+++ Exercise input +++

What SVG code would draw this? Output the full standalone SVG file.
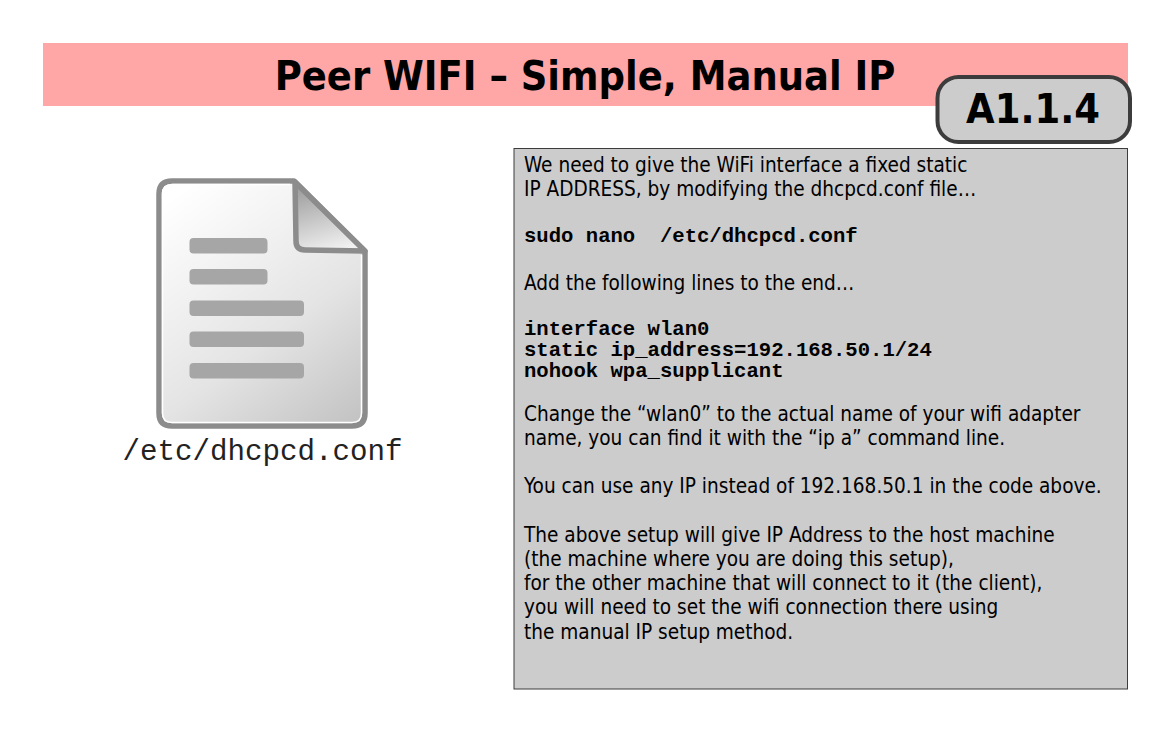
<svg xmlns="http://www.w3.org/2000/svg" width="1169" height="730" viewBox="0 0 1169 730">
<style>
.b{font-family:"DejaVu Sans Condensed","DejaVu Sans",sans-serif;font-stretch:condensed;font-size:20.6px;fill:#000}
.h{font-family:"DejaVu Sans Condensed","DejaVu Sans",sans-serif;font-stretch:condensed;font-weight:700;font-size:41.100px;fill:#000;text-anchor:middle}
.m{font-family:"Liberation Mono",monospace;font-size:20.6px;font-weight:700;fill:#000}
.l{fill:#a6a6a6}
</style>
<defs>
<linearGradient id="pg" gradientUnits="userSpaceOnUse" x1="175" y1="195" x2="345" y2="425"><stop offset="0" stop-color="#fff"/><stop offset="0.6" stop-color="#e4e4e4"/><stop offset="1" stop-color="#c4c4c4"/></linearGradient>
<linearGradient id="fg" x1="0.3" y1="0" x2="0.6" y2="1"><stop offset="0" stop-color="#9c9c9c"/><stop offset="1" stop-color="#f2f2f2"/></linearGradient>
</defs>
<rect width="1169" height="730" fill="#fff"/>
<g id="title"><rect x="43" y="43" width="1085" height="63" fill="#ffa6a6"/>
<text class="h" x="585" y="90">Peer WIFI – Simple, Manual IP</text></g>
<g id="badge"><rect x="937.500" y="77" width="192.500" height="65" rx="21" fill="#ccc" stroke="#3c3c3c" stroke-width="4"/>
<text class="h" x="1033" y="123">A1.1.4</text></g>
<g id="file-icon">
<path d="M172 181H294L365 252V413Q365 426 352 426H172Q159 426 159 413V194Q159 181 172 181Z" fill="url(#pg)" stroke="#8c8c8c" stroke-width="5.500" stroke-linejoin="round"/>
<path d="M361.500 255V413Q361.500 422.500 352 422.500H172Q162.500 422.500 162.500 413V194Q162.500 184.500 173 184.500H290" fill="none" stroke="#fff" stroke-width="1.500"/>
<path d="M295 182L365 251L305 250Q296 250 296 241Z" fill="url(#fg)" stroke="#8c8c8c" stroke-width="5.500" stroke-linejoin="round"/>
<rect class="l" x="189.500" y="238" width="78" height="15.500" rx="4"/>
<rect class="l" x="189.500" y="269" width="78" height="15.500" rx="4"/>
<rect class="l" x="189.500" y="300.500" width="114.500" height="15.500" rx="4"/>
<rect class="l" x="189.500" y="331.500" width="114.500" height="15.500" rx="4"/>
<rect class="l" x="189.500" y="363" width="114.500" height="15.500" rx="4"/>
<text x="262.500" y="460" text-anchor="middle" font-family="Liberation Mono" font-size="29.200" font-weight="300" fill="#222">/etc/dhcpcd.conf</text>
</g>
<g id="panel">
<rect x="514" y="148.500" width="613.500" height="540.500" fill="#ccc" stroke="#3c3c3c" stroke-width="1"/>
<text class="b" x="524" y="172">We need to give the WiFi interface a fixed static</text>
<text class="b" x="524" y="196">IP ADDRESS, by modifying the dhcpcd.conf file…</text>
<text class="m" x="524" y="242" xml:space="preserve">sudo nano  /etc/dhcpcd.conf</text>
<text class="b" x="524" y="290">Add the following lines to the end…</text>
<text class="m" x="524" y="335">interface wlan0</text>
<text class="m" x="524" y="356">static ip_address=192.168.50.1/24</text>
<text class="m" x="524" y="377">nohook wpa_supplicant</text>
<text class="b" x="524" y="421">Change the “wlan0” to the actual name of your wifi adapter</text>
<text class="b" x="524" y="445">name, you can find it with the “ip a” command line.</text>
<text class="b" x="524" y="493">You can use any IP instead of 192.168.50.1 in the code above.</text>
<text class="b" x="524" y="542">The above setup will give IP Address to the host machine</text>
<text class="b" x="524" y="566">(the machine where you are doing this setup),</text>
<text class="b" x="524" y="590">for the other machine that will connect to it (the client),</text>
<text class="b" x="524" y="614">you will need to set the wifi connection there using</text>
<text class="b" x="524" y="639">the manual IP setup method.</text>
</g>
</svg>
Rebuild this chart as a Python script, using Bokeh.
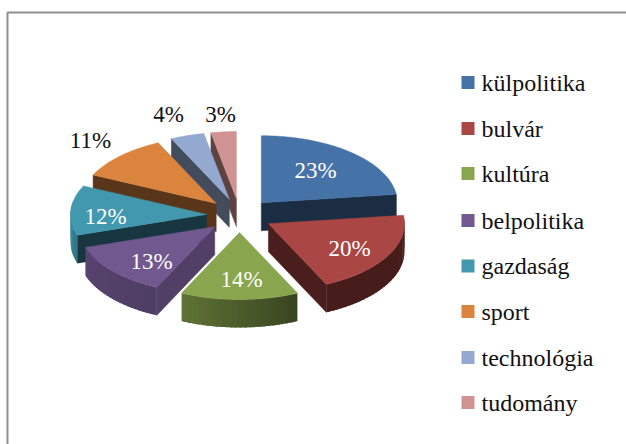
import math
from bokeh.plotting import figure
from bokeh.models import Range1d
from bokeh.core.properties import value
from bokeh.embed import file_html
from bokeh.resources import INLINE

# --- data ---
categories = ["külpolitika", "bulvár", "kultúra", "belpolitika", "gazdaság", "sport", "technológia", "tudomány"]
values = [23, 20, 14, 13, 12, 11, 4, 3]
colors = ["#4572A7", "#AA4643", "#89A54E", "#71588F", "#4198AF", "#DB843D", "#93A9CF", "#D19392"]

# --- layout (window pixels) ---
W, H = 626, 444
CX, CY = 239, 215      # pie centre
RX, RY = 136, 67       # top ellipse radii
EX, EY = 33, 17        # explosion
DEPTH = 28             # pie thickness
LABEL_POS = [(315, 170), (349, 248), (241, 279), (151, 261), (105, 216), (90, 140), (168, 114), (220, 114)]
LABEL_COL = ["white"] * 5 + ["#111111"] * 3
LEG_Y = [82, 128, 173, 220, 265.5, 311, 357, 402]
CUT_SHADE = [0.40, 0.43, 0.40, 0.72, 0.36, 0.41, 0.45, 0.45]
SHADE_ANGLE = [80, 155, 205, 252, 295, 360]
SHADE_VAL = [0.42, 0.42, 0.70, 0.78, 0.98, 0.9]

def shade(hexc, f):
    r, g, b = int(hexc[1:3], 16), int(hexc[3:5], 16), int(hexc[5:7], 16)
    return "#%02x%02x%02x" % (int(r * f), int(g * f), int(b * f))

def wall_factor(t):
    for i in range(len(SHADE_ANGLE) - 1):
        a, b = SHADE_ANGLE[i], SHADE_ANGLE[i + 1]
        if a <= t <= b:
            return SHADE_VAL[i] + (SHADE_VAL[i + 1] - SHADE_VAL[i]) * (t - a) / (b - a)
    return SHADE_VAL[0]

p = figure(width=W, height=H, output_backend="svg", toolbar_location=None,
           x_range=Range1d(0, W), y_range=Range1d(H, 0),
           min_border=0, outline_line_color=None, background_fill_color="white",
           border_fill_color="white", x_axis_type=None, y_axis_type=None)
p.grid.visible = False

# frame
p.line([7, 7, W], [H, 12, 12], line_color="#8f8f8f", line_width=2)

total = sum(values)
slices = []
acc = 0.0
for i, v in enumerate(values):
    a0 = acc / total * 360
    acc += v
    a1 = acc / total * 360
    mid = (a0 + a1) / 2
    ax = CX + EX * math.sin(math.radians(mid))
    ay = CY - EY * math.cos(math.radians(mid))
    slices.append(dict(i=i, a0=a0, a1=a1, ax=ax, ay=ay, my=ay - RY * 0.5 * math.cos(math.radians(mid))))

def pt(s, t, d=0):
    r = math.radians(t)
    return s["ax"] + RX * math.sin(r), s["ay"] - RY * math.cos(r) + d

def face(s, t, col):
    x1, y1 = pt(s, t)
    xs = [s["ax"], x1, x1, s["ax"]]
    ys = [s["ay"], y1, y1 + DEPTH, s["ay"] + DEPTH]
    p.patch(xs, ys, fill_color=col, line_color=col, line_width=0.5)

for s in sorted(slices, key=lambda q: q["my"]):
    c = colors[s["i"]]
    a0, a1 = s["a0"], s["a1"]
    dark = shade(c, CUT_SHADE[s["i"]])
    # cut faces turned toward the viewer
    if math.cos(math.radians(a0 - 90)) < -1e-6:
        face(s, a0, dark)
    if math.cos(math.radians(a1 + 90)) < -1e-6:
        face(s, a1, dark)
    # outer wall, as shaded strips that overlap so no seams show
    n = max(2, int((a1 - a0) / 2))
    for k in range(n):
        t0 = a0 + (a1 - a0) * k / n
        t1 = min(a1, a0 + (a1 - a0) * (k + 1.6) / n)
        tm = a0 + (a1 - a0) * (k + 0.5) / n
        if not (80 < tm < 280):
            continue
        xs, ys = [], []
        for j in range(4):
            q = pt(s, t0 + (t1 - t0) * j / 3)
            xs.append(q[0]); ys.append(q[1])
        xs2 = xs + xs[::-1]
        ys2 = ys + [y + DEPTH for y in ys[::-1]]
        col = shade(c, wall_factor(tm))
        p.patch(xs2, ys2, fill_color=col, line_color=None)
    # top face
    m = max(2, int(a1 - a0))
    arc = [pt(s, a0 + (a1 - a0) * k / m) for k in range(m + 1)]
    p.patch([s["ax"]] + [q[0] for q in arc], [s["ay"]] + [q[1] for q in arc],
            fill_color=c, line_color=c, line_width=0.5)

# percentage labels
for v, (x, y), col in zip(values, LABEL_POS, LABEL_COL):
    p.text([x], [y], text=[f"{v}%"], text_font=value("Liberation Serif"), text_font_size="23px",
           text_color=col, text_align="center", text_baseline="middle")

# legend
for name, col, y in zip(categories, colors, LEG_Y):
    p.quad(left=[461], right=[474], top=[y - 6.5], bottom=[y + 6.5], fill_color=col, line_color=None)
    p.text([481], [y], text=[name], text_font=value("Liberation Serif"), text_font_size="24px",
           text_color="#111111", text_align="left", text_baseline="middle")

open("out.html", "w").write(file_html(p, INLINE))
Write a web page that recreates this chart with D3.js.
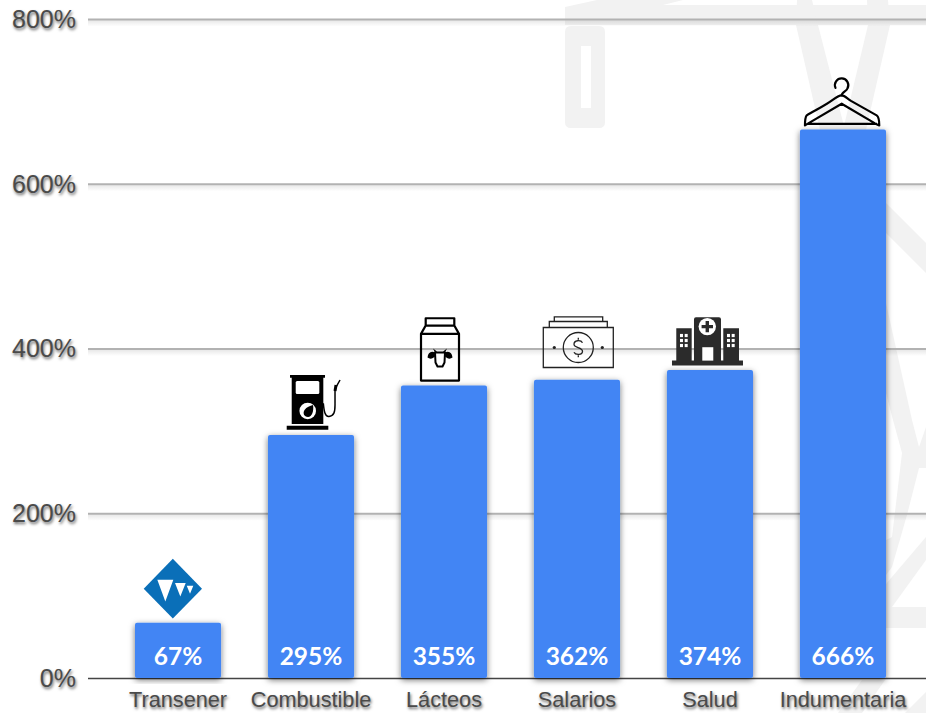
<!DOCTYPE html>
<html>
<head>
<meta charset="utf-8">
<title>Aumentos</title>
<script src="https://d3js.org/d3.v7.min.js"></script>
<style>
  body { margin: 0; background: #fff; }
  svg { display: block; }
  .axis text { font-family: "Liberation Sans", Arial, sans-serif; fill: #4a4a4a; text-shadow: 1px 2px 3px rgba(0,0,0,.6); }
  .yAxis text { font-size: 25px; }
  .xAxis text { font-size: 21.7px; }
  .value { font-family: Lato, "Open Sans", sans-serif; font-weight: 700; font-size: 24.5px; fill: #fff; text-anchor: middle; }
</style>
</head>
<body>
<div class="barChart"></div>
<script>
/* chart data */
const categories = ["Transener", "Combustible", "Lácteos", "Salarios", "Salud", "Indumentaria"];
const values = [67, 295, 355, 362, 374, 666];
const yTicks = [0, 200, 400, 600, 800];

const width = 926;
const height = 713;
const margin = ({top: 19, right: 0, bottom: 35, left: 88});

/* create chart container */
const svg = d3.select(".barChart")
  .append("svg")
  .attr("width", width)
  .attr("height", height);

/* soft shadows used by the bars and the grid lines */
const defs = svg.append("defs");
defs.append("filter").attr("id", "barShadow")
  .attr("x", "-20%").attr("y", "-10%").attr("width", "140%").attr("height", "120%")
  .append("feDropShadow")
  .attr("dx", 0).attr("dy", 2).attr("stdDeviation", 3)
  .attr("flood-color", "#000").attr("flood-opacity", 0.55);

/* faded tower behind the chart */
const tower = [
  "M565,25 L565,7 L597,0 L683,0 L663,5 L926,5 L926,25 Z",
  "M797,0 L812,0 L818,25 L796,25 Z",
  "M867,0 L888,0 L890,25 L868,25 Z",
  "M796,25 L818,25 L845,130 L820,130 Z",
  "M868,25 L890,25 L866,130 L843,130 Z",
  "M886,203 L926,243 L926,273 L886,233 Z",
  "M886,303 L912,420 L919,447 L926,427 L926,468 L919,468 L907,515 L892,567 L886,575 L886,540 L892,537 L902,453 L893,420 L886,393 Z",
  "M926,537 L926,560 L892,607 L886,607 L886,584 Z",
  "M886,607 L926,607 L926,628 L886,628 Z",
  "M838,713 L862,680 L885,680 L862,713 Z",
  "M905,713 L926,692 L926,713 Z"
];
const bg = svg.append("g").attr("fill", "#f2f2f2");
bg.selectAll("path").data(tower).join("path").attr("d", d => d);
bg.append("path")
  .attr("fill-rule", "evenodd")
  .attr("d", "M571,26 H599 Q605,26 605,32 V122 Q605,128 599,128 H571 Q565,128 565,122 V32 Q565,26 571,26 Z M581,46 V108 H591 V46 Z");

/* scales */
const xScale = d3.scaleBand()
  .domain(categories)
  .range([135, 886])
  .paddingInner(0.353)
  .paddingOuter(0);

const yScale = d3.scaleLinear()
  .domain([0, 800])
  .range([height - margin.bottom, margin.top]);

/* y axis with the grid lines */
const yAxis = svg.append("g")
  .attr("class", "axis yAxis")
  .attr("transform", `translate(${margin.left},0)`)
  .call(d3.axisLeft(yScale).tickValues(yTicks).tickFormat(d => d + "%")
    .tickSize(-(width - margin.left)).tickPadding(12));
yAxis.select(".domain").remove();
yAxis.selectAll("text").attr("dy", "0.33em");
yAxis.selectAll("line")
  .attr("stroke", d => d === 0 ? "#444" : "#b2b2b2")
  .attr("stroke-width", d => d === 0 ? 1.5 : 2);
/* shadow strip below each grid line */
yAxis.selectAll(".tick").filter(d => d > 0).append("rect")
  .attr("x", 0).attr("y", 1)
  .attr("width", width - margin.left).attr("height", 6)
  .attr("fill", "url(#lineFade)");
const fade = defs.append("linearGradient").attr("id", "lineFade")
  .attr("x1", 0).attr("y1", 0).attr("x2", 0).attr("y2", 1);
fade.append("stop").attr("offset", 0).attr("stop-color", "#000").attr("stop-opacity", 0.09);
fade.append("stop").attr("offset", 1).attr("stop-color", "#000").attr("stop-opacity", 0);

/* x axis labels */
const xAxis = svg.append("g")
  .attr("class", "axis xAxis")
  .attr("transform", `translate(0,${yScale(0)})`)
  .call(d3.axisBottom(xScale).tickSize(0).tickPadding(14));
xAxis.select(".domain").remove();

/* bars */
svg.append("g").selectAll("rect")
  .data(values)
  .join("rect")
  .attr("x", (d, i) => xScale(categories[i]))
  .attr("y", d => yScale(d))
  .attr("width", xScale.bandwidth())
  .attr("height", d => yScale(0) - yScale(d))
  .attr("rx", 2)
  .attr("fill", "#4285f4")
  .attr("filter", "url(#barShadow)");

/* value labels at the foot of the bars */
svg.append("g").selectAll("text")
  .data(values)
  .join("text")
  .attr("class", "value")
  .attr("x", (d, i) => xScale(categories[i]) + xScale.bandwidth() / 2)
  .attr("y", yScale(0) - 13)
  .text(d => d + "%");

/* icons, origin at the top centre of each bar */
function iconTransener(g) {
  g.append("path").attr("fill", "#0a6fb8")
    .attr("d", "M-5.2,-64 L24,-34 L-5.2,-4.3 L-34.3,-34 Z");
  g.append("path").attr("fill", "#fff")
    .attr("d", "M-20.7,-43 H-4.7 L-12.7,-21.3 Z M-3,-39.7 H7.7 L2.3,-26.3 Z M8.7,-37 H15.3 L12,-29 Z");
}

function iconPump(g) {
  g.append("path").attr("fill", "#000")
    .attr("d", "M-24.3,-9.3 H17.3 V-5.3 H-24.3 Z M-21,-60 H14 V-57.3 H12.3 V-11 H-19.3 V-57.3 H-21 Z");
  g.append("rect").attr("x", -15.3).attr("y", -54).attr("width", 23.6).attr("height", 13).attr("rx", 1.5).attr("fill", "#fff");
  g.append("circle").attr("cx", -3.3).attr("cy", -24).attr("r", 8.3).attr("fill", "#fff");
  g.append("path").attr("fill", "#000")
    .attr("d", "M2,-30 C3,-24 1,-18 -3,-18 C-7,-18 -8.5,-22 -6.5,-25 C-4.5,-28 -1,-29 2,-30 Z");
  g.append("path").attr("fill", "none").attr("stroke", "#000").attr("stroke-width", 1.5)
    .attr("d", "M12.3,-31.7 C13,-24 14,-18 18,-18.5 C23,-19 24,-23 24,-30 L24,-46 L29,-55");
  g.append("path").attr("fill", "none").attr("stroke", "#000").attr("stroke-width", 3)
    .attr("d", "M24,-44 L25,-50");
}

function iconMilk(g) {
  g.append("path").attr("fill", "none").attr("stroke", "#000").attr("stroke-width", 2.2).attr("stroke-linejoin", "round")
    .attr("d", "M-18.3,-67.3 H10.3 V-60 H-18.3 Z M-18.3,-60 L-23,-51.7 V-5 H15 V-51.7 L10.3,-60 M-23,-51.7 H15");
  g.append("path").attr("fill", "none").attr("stroke", "#000").attr("stroke-width", 2).attr("stroke-linejoin", "round")
    .attr("d", "M-9,-33 H1 L0.5,-23 L-1.5,-19 H-6.5 L-8.5,-23 Z");
  g.append("path").attr("fill", "#000")
    .attr("d", "M-9,-33 C-13,-35 -16,-33 -16.5,-28 C-14,-26 -11,-27 -9,-29 Z M1,-33 C5,-35 8,-33 8.5,-28 C6,-26 3,-27 1,-29 Z M-9,-33 L-11,-37 L-7,-34 Z M1,-33 L3,-37 L-1,-34 Z");
}

function iconMoney(g) {
  g.append("path").attr("fill", "none").attr("stroke", "#222").attr("stroke-width", 1.3)
    .attr("d", "M-33.7,-52.3 H36.3 V-12.3 H-33.7 Z M-27.7,-52.3 V-58.3 H30.3 V-52.3 M-22.7,-58.3 V-63 H25.7 V-58.3");
  g.append("circle").attr("cx", 1.3).attr("cy", -32.3).attr("r", 15)
    .attr("fill", "none").attr("stroke", "#222").attr("stroke-width", 1.3);
  g.append("path").attr("fill", "none").attr("stroke", "#222").attr("stroke-width", 1.3)
    .attr("d", "M5.5,-37 C4,-40 -3,-40 -3,-35.5 C-3,-31.5 5.5,-33 5.5,-28.5 C5.5,-24.5 -1.5,-24.5 -3,-27.5 M1.3,-42 V-40 M1.3,-24.5 V-22.5");
  g.selectAll("circle.dot").data([-22.7, 25.3]).join("circle").attr("class", "dot")
    .attr("cx", d => d).attr("cy", -32.3).attr("r", 1.6).attr("fill", "#222");
}

function iconHospital(g) {
  g.append("path").attr("fill", "#2b2b2b")
    .attr("d", "M-38,-9.3 H33 V-4.3 H-38 Z M-14,-52.7 H9 Q11,-52.7 11,-50.7 V-9.3 H-16 V-50.7 Q-16,-52.7 -14,-52.7 Z M-33.7,-41.7 H-18.3 V-9.3 H-33.7 Z M13.3,-41.7 H29 V-9.3 H13.3 Z");
  g.append("circle").attr("cx", -2.7).attr("cy", -43.3).attr("r", 8.7).attr("fill", "#fff");
  g.append("path").attr("fill", "#2b2b2b")
    .attr("d", "M-4.4,-49 H-1 V-45 H3 V-41.6 H-1 V-37.6 H-4.4 V-41.6 H-8.4 V-45 H-4.4 Z");
  g.append("rect").attr("x", -7.7).attr("y", -22.7).attr("width", 11).attr("height", 13.4).attr("fill", "#fff");
  [-30, 17].forEach(x0 => {
    [0, 1].forEach(c => [0, 1, 2].forEach(r => {
      g.append("rect").attr("x", x0 + c * 4.7).attr("y", -36 + r * 5)
        .attr("width", 3).attr("height", 3.2).attr("fill", "#fff");
    }));
  });
}

function iconHanger(g) {
  g.append("path").attr("fill", "none").attr("stroke", "#000").attr("stroke-width", 2.2).attr("stroke-linejoin", "round").attr("stroke-linecap", "round")
    .attr("d", "M-7.5,-41.5 A6.7,6.7 0 1 1 4.5,-41 C4,-38.5 -1.3,-37 -1.3,-34");
  g.append("path").attr("fill", "none").attr("stroke", "#000").attr("stroke-width", 2.2).attr("stroke-linejoin", "round")
    .attr("d", "M-1.3,-34 C2,-34 4,-31 8,-28.5 L33.7,-14 C36,-12.5 36.3,-8 36.3,-4 L32,-6 L-1.3,-25.7 L-34.7,-6 L-38,-4 C-38,-8 -37.5,-12.5 -36.3,-14 C-28,-19 -16,-25 -11,-29 C-7,-32 -4,-34 -1.3,-34 Z M-35,-5.5 H34");
}

const icons = [iconTransener, iconPump, iconMilk, iconMoney, iconHospital, iconHanger];

svg.append("g").selectAll("g")
  .data(values)
  .join("g")
  .attr("transform", (d, i) => `translate(${xScale(categories[i]) + xScale.bandwidth() / 2},${yScale(d)})`)
  .each(function(d, i) { icons[i](d3.select(this)); });
</script>
</body>
</html>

+++

▶ **Given request**:
Your job is to reproduce the lines from the one with "Rebuild this chart" through the one with "slices.append(dict(i=i, a0=a0, a1=a1, ax=ax, ay=ay, my=ay", both kept, exactly as they are. Leave out the pictures.

▶ **The solution**:
Rebuild this chart as a Python script, using Bokeh.
import math
from bokeh.plotting import figure
from bokeh.models import Range1d
from bokeh.core.properties import value
from bokeh.embed import file_html
from bokeh.resources import INLINE

# --- data ---
categories = ["külpolitika", "bulvár", "kultúra", "belpolitika", "gazdaság", "sport", "technológia", "tudomány"]
values = [23, 20, 14, 13, 12, 11, 4, 3]
colors = ["#4572A7", "#AA4643", "#89A54E", "#71588F", "#4198AF", "#DB843D", "#93A9CF", "#D19392"]

# --- layout (window pixels) ---
W, H = 626, 444
CX, CY = 239, 215      # pie centre
RX, RY = 136, 67       # top ellipse radii
EX, EY = 33, 17        # explosion
DEPTH = 28             # pie thickness
LABEL_POS = [(315, 170), (349, 248), (241, 279), (151, 261), (105, 216), (90, 140), (168, 114), (220, 114)]
LABEL_COL = ["white"] * 5 + ["#111111"] * 3
LEG_Y = [82, 128, 173, 220, 265.5, 311, 357, 402]
CUT_SHADE = [0.40, 0.43, 0.40, 0.72, 0.36, 0.41, 0.45, 0.45]
SHADE_ANGLE = [80, 155, 205, 252, 295, 360]
SHADE_VAL = [0.42, 0.42, 0.70, 0.78, 0.98, 0.9]

def shade(hexc, f):
    r, g, b = int(hexc[1:3], 16), int(hexc[3:5], 16), int(hexc[5:7], 16)
    return "#%02x%02x%02x" % (int(r * f), int(g * f), int(b * f))

def wall_factor(t):
    for i in range(len(SHADE_ANGLE) - 1):
        a, b = SHADE_ANGLE[i], SHADE_ANGLE[i + 1]
        if a <= t <= b:
            return SHADE_VAL[i] + (SHADE_VAL[i + 1] - SHADE_VAL[i]) * (t - a) / (b - a)
    return SHADE_VAL[0]

p = figure(width=W, height=H, output_backend="svg", toolbar_location=None,
           x_range=Range1d(0, W), y_range=Range1d(H, 0),
           min_border=0, outline_line_color=None, background_fill_color="white",
           border_fill_color="white", x_axis_type=None, y_axis_type=None)
p.grid.visible = False

# frame
p.line([7, 7, W], [H, 12, 12], line_color="#8f8f8f", line_width=2)

total = sum(values)
slices = []
acc = 0.0
for i, v in enumerate(values):
    a0 = acc / total * 360
    acc += v
    a1 = acc / total * 360
    mid = (a0 + a1) / 2
    ax = CX + EX * math.sin(math.radians(mid))
    ay = CY - EY * math.cos(math.radians(mid))
    slices.append(dict(i=i, a0=a0, a1=a1, ax=ax, ay=ay, my=ay - RY * 0.5 * math.cos(math.radians(mid))))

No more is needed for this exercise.